The history of Padua after the fall of the Roman Empire follows the course of events common to most cities of north-eastern Italy. Padua suffered severely from the invasion of the Huns under Attila (452). It then passed under the Gothic kings Odoacer and Theodoric the Great. However during the Gothic War it was reconquered by the Byzantine Empire in 540. The city was seized again by the Goths under Totila, but was restored to the Eastern Empire by Narses in 568. Then it fell under the control of the Lombards. In 601, the city rose in revolt, against Agilulf, the Lombard king.
After suffering a 12-year-long and bloody siege, it was stormed and burned by him. The antiquity of Padua was seriously damaged: the remains of an amphitheatre (the Arena) and some bridge foundations are all that remain of Roman Padua today. The townspeople fled to the hills and returned to eke out a living among the ruins; the ruling class abandoned the city for the Venetian Lagoon, according to a chronicle. The city did not easily recover from this blow, and Padua was still weak when the Franks succeeded the Lombards as masters of northern Italy.

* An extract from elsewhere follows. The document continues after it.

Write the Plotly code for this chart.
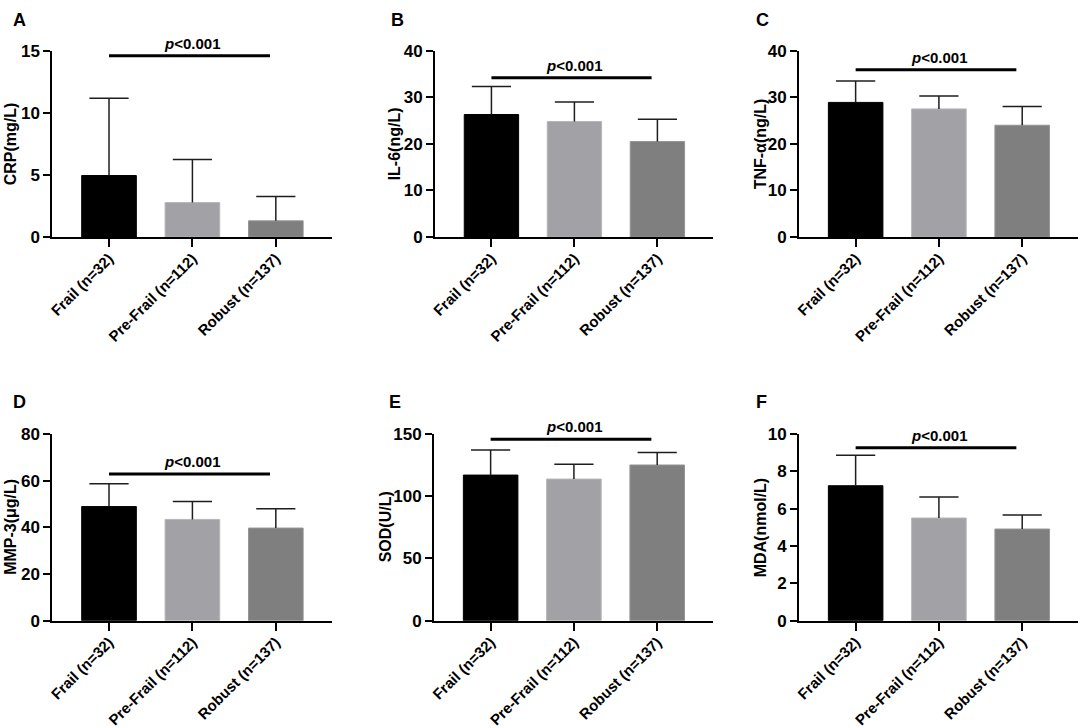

At the Diet of Aix-la-Chapelle (828), the duchy and march of Friuli, in which Padua lay, was divided into four counties, one of which took its title from the city of Padua. The end of the early Middle Ages at Padua was marked by the sack of the city by the Magyars in 899. It was many years before Padua recovered from this ravage. During the period of episcopal supremacy over the cities of northern Italy, Padua does not appear to have been either very important or very active. The general tendency of its policy throughout the war of investitures was Imperial and not Roman; and its bishops were, for the most part, Germans.